La période qui s'étend de 1620, année de la défaite de la Montagne blanche, à 1648, année de la fin de la Guerre de Trente Ans, voit l'Europe se déchirer. Mais la fin des hostilités signifie aussi pour la Bohême la chappe de plomb de l'absolutisme autrichien pour les deux siècles à venir.

Le XIXe sera celui d'un retour à ses traditions nationales et d'une redéfinition de celles-ci. La Bohême se cherche et, loin de se couper des courants culturels et politiques européens, elle conserve encore certains trains du provincialisme dans lequel elle est plongée depuis l'absolutisme des Habsbourg.
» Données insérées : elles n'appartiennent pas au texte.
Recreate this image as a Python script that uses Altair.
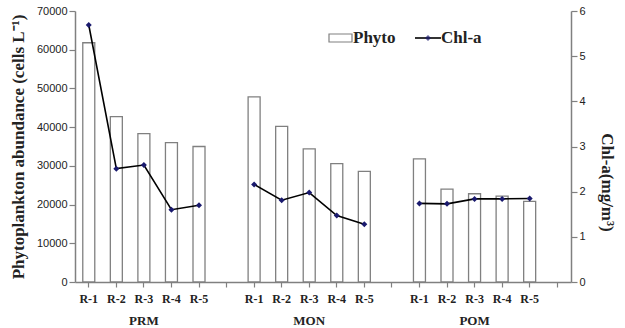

Une fois l'Etat tchécoslovaque créé, en 1918, le pays peut enfin se redéfinir sur la scène européenne. Dans l'architecture, notamment, Prague apporte avec brio sa touche aux courants culturels européens. Traditionnellement industriel, le pays s'affirme aussi comme une concurrente sérieuse pour ses voisins. La Tchécoslovaquie est la seule démocratie dans la région, où la tendance est, en Pologne, en Hongrie ou en Roumanie, à l'autoritarisme. Les relations sont d'ailleurs au plus bas avec ces voisins. C'est donc tout naturellement que le pays renforce ses relations avec la France et l'Angleterre... avant la grande désillusion de Münich, en 1938, puis la coupure totale de 1948 à 1989.

Depuis 1989, le pays retrouve sa vocation européenne et son visage, de plus en plus, cosmopolite. Aujourd'hui, des Anglais, des Français, des Italiens, des Espagnols, des Allemands vivent et travaillent à Prague. Ils favorisent la connaissance du pays chez eux et participent à la vie d'une ville qu'ils aiment. Souvent, ils parlent tchèque ! N'est-ce pas là l'aboutissement naturel d'une histoire multiséculaire ? L'avenir de la construction européenne réside sans doute dans la réponse qu'on veut donner à cette question.